OBJECTIVE |
Your task is to copy the listing exactly, with the pictures left out.

DATASET CONTENT |
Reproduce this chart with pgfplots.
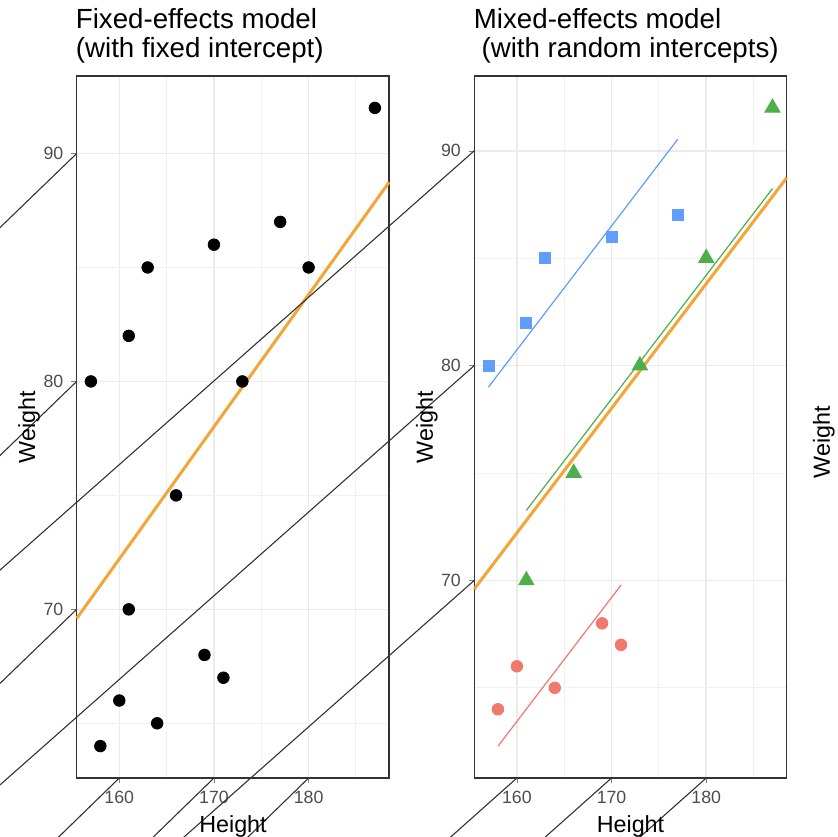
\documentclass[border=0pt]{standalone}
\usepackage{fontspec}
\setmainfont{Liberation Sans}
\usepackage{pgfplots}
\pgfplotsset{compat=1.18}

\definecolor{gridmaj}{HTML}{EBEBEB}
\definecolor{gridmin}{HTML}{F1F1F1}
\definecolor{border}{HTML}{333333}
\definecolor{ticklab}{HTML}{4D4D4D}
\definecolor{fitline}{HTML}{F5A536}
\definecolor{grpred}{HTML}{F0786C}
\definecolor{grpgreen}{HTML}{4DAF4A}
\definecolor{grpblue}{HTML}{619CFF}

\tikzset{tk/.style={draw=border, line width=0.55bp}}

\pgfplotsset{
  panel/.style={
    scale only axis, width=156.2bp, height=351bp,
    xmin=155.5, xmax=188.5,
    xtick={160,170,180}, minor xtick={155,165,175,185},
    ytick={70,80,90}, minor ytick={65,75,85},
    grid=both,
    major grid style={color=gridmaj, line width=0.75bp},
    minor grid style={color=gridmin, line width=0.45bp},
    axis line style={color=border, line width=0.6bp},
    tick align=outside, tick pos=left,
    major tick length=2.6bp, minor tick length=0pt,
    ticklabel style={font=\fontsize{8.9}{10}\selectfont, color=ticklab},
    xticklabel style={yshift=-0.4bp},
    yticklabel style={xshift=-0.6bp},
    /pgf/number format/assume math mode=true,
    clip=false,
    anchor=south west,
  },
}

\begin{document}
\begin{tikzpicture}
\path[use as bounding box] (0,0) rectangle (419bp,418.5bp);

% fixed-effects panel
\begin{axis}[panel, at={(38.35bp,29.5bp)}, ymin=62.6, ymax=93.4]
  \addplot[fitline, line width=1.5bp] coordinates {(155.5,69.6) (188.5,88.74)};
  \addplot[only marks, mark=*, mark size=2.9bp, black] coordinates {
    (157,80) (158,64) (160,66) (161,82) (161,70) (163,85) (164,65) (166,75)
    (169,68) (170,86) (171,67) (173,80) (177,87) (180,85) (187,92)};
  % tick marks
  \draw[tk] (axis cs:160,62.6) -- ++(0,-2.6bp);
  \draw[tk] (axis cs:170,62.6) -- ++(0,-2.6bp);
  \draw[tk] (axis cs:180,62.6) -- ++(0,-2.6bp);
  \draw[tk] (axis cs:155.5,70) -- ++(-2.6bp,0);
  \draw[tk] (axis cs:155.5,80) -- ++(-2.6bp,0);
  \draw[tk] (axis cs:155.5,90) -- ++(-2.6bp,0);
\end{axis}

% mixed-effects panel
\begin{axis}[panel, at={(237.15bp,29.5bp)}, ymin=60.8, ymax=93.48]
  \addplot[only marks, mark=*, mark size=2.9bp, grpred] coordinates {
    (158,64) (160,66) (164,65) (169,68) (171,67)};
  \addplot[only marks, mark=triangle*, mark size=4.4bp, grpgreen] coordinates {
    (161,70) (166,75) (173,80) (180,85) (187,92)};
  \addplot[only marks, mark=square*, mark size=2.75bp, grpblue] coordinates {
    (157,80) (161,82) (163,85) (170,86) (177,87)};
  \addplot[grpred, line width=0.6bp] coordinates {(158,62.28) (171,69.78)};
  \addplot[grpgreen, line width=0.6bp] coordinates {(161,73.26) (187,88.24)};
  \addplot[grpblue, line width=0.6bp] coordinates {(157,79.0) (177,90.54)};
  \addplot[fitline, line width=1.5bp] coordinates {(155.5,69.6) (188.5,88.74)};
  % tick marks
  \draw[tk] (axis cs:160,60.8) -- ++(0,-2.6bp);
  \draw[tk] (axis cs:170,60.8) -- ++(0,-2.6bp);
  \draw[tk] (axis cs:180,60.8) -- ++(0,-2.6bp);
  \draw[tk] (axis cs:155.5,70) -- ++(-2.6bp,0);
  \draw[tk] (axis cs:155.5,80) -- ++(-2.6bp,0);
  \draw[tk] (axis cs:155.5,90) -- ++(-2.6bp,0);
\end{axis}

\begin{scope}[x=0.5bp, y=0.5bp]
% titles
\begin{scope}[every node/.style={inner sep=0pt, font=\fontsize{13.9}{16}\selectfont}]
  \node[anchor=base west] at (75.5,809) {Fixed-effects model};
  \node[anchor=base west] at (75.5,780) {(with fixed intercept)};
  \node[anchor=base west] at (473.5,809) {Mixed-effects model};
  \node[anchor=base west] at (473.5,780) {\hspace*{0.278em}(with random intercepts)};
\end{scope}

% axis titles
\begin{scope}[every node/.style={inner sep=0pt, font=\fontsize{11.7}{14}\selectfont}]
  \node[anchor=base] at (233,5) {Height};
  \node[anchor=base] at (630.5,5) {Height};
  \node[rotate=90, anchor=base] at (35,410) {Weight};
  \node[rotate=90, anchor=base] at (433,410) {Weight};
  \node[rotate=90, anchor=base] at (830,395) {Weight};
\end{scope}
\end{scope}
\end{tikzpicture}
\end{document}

EXERCISE RESULT |
Reproduce this chart with pgfplots.
\documentclass[border=0pt]{standalone}
\usepackage{fontspec}
\setmainfont{Liberation Sans}
\usepackage{pgfplots}
\pgfplotsset{compat=1.18}

\definecolor{gridmaj}{HTML}{EBEBEB}
\definecolor{gridmin}{HTML}{F1F1F1}
\definecolor{border}{HTML}{333333}
\definecolor{ticklab}{HTML}{4D4D4D}
\definecolor{fitline}{HTML}{F5A536}
\definecolor{grpred}{HTML}{F0786C}
\definecolor{grpgreen}{HTML}{4DAF4A}
\definecolor{grpblue}{HTML}{619CFF}

\tikzset{tk/.style={draw=border, line width=0.55bp}}

\pgfplotsset{
  panel/.style={
    scale only axis, width=156.2bp, height=351bp,
    xmin=155.5, xmax=188.5,
    xtick={160,170,180}, minor xtick={155,165,175,185},
    ytick={70,80,90}, minor ytick={65,75,85},
    grid=both,
    major grid style={color=gridmaj, line width=0.75bp},
    minor grid style={color=gridmin, line width=0.45bp},
    axis line style={color=border, line width=0.6bp},
    tick align=outside, tick pos=left,
    major tick length=2.6bp, minor tick length=0pt,
    ticklabel style={font=\fontsize{8.9}{10}\selectfont, color=ticklab},
    xticklabel style={yshift=-0.4bp},
    yticklabel style={xshift=-0.6bp},
    /pgf/number format/assume math mode=true,
    clip=false,
    anchor=south west,
  },
}

\begin{document}
\begin{tikzpicture}
\path[use as bounding box] (0,0) rectangle (419bp,418.5bp);

% fixed-effects panel
\begin{axis}[panel, at={(38.35bp,29.5bp)}, ymin=62.6, ymax=93.4]
  \addplot[fitline, line width=1.5bp] coordinates {(155.5,69.6) (188.5,88.74)};
  \addplot[only marks, mark=*, mark size=2.9bp, black] coordinates {
    (157,80) (158,64) (160,66) (161,82) (161,70) (163,85) (164,65) (166,75)
    (169,68) (170,86) (171,67) (173,80) (177,87) (180,85) (187,92)};
  % tick marks
  \draw[tk] (axis cs:160,62.6) -- ++(0,-2.6bp);
  \draw[tk] (axis cs:170,62.6) -- ++(0,-2.6bp);
  \draw[tk] (axis cs:180,62.6) -- ++(0,-2.6bp);
  \draw[tk] (axis cs:155.5,70) -- ++(-2.6bp,0);
  \draw[tk] (axis cs:155.5,80) -- ++(-2.6bp,0);
  \draw[tk] (axis cs:155.5,90) -- ++(-2.6bp,0);
\end{axis}

% mixed-effects panel
\begin{axis}[panel, at={(237.15bp,29.5bp)}, ymin=60.8, ymax=93.48]
  \addplot[only marks, mark=*, mark size=2.9bp, grpred] coordinates {
    (158,64) (160,66) (164,65) (169,68) (171,67)};
  \addplot[only marks, mark=triangle*, mark size=4.4bp, grpgreen] coordinates {
    (161,70) (166,75) (173,80) (180,85) (187,92)};
  \addplot[only marks, mark=square*, mark size=2.75bp, grpblue] coordinates {
    (157,80) (161,82) (163,85) (170,86) (177,87)};
  \addplot[grpred, line width=0.6bp] coordinates {(158,62.28) (171,69.78)};
  \addplot[grpgreen, line width=0.6bp] coordinates {(161,73.26) (187,88.24)};
  \addplot[grpblue, line width=0.6bp] coordinates {(157,79.0) (177,90.54)};
  \addplot[fitline, line width=1.5bp] coordinates {(155.5,69.6) (188.5,88.74)};
  % tick marks
  \draw[tk] (axis cs:160,60.8) -- ++(0,-2.6bp);
  \draw[tk] (axis cs:170,60.8) -- ++(0,-2.6bp);
  \draw[tk] (axis cs:180,60.8) -- ++(0,-2.6bp);
  \draw[tk] (axis cs:155.5,70) -- ++(-2.6bp,0);
  \draw[tk] (axis cs:155.5,80) -- ++(-2.6bp,0);
  \draw[tk] (axis cs:155.5,90) -- ++(-2.6bp,0);
\end{axis}

\begin{scope}[x=0.5bp, y=0.5bp]
% titles
\begin{scope}[every node/.style={inner sep=0pt, font=\fontsize{13.9}{16}\selectfont}]
  \node[anchor=base west] at (75.5,809) {Fixed-effects model};
  \node[anchor=base west] at (75.5,780) {(with fixed intercept)};
  \node[anchor=base west] at (473.5,809) {Mixed-effects model};
  \node[anchor=base west] at (473.5,780) {\hspace*{0.278em}(with random intercepts)};
\end{scope}

% axis titles
\begin{scope}[every node/.style={inner sep=0pt, font=\fontsize{11.7}{14}\selectfont}]
  \node[anchor=base] at (233,5) {Height};
  \node[anchor=base] at (630.5,5) {Height};
  \node[rotate=90, anchor=base] at (35,410) {Weight};
  \node[rotate=90, anchor=base] at (433,410) {Weight};
  \node[rotate=90, anchor=base] at (830,395) {Weight};
\end{scope}
\end{scope}
\end{tikzpicture}
\end{document}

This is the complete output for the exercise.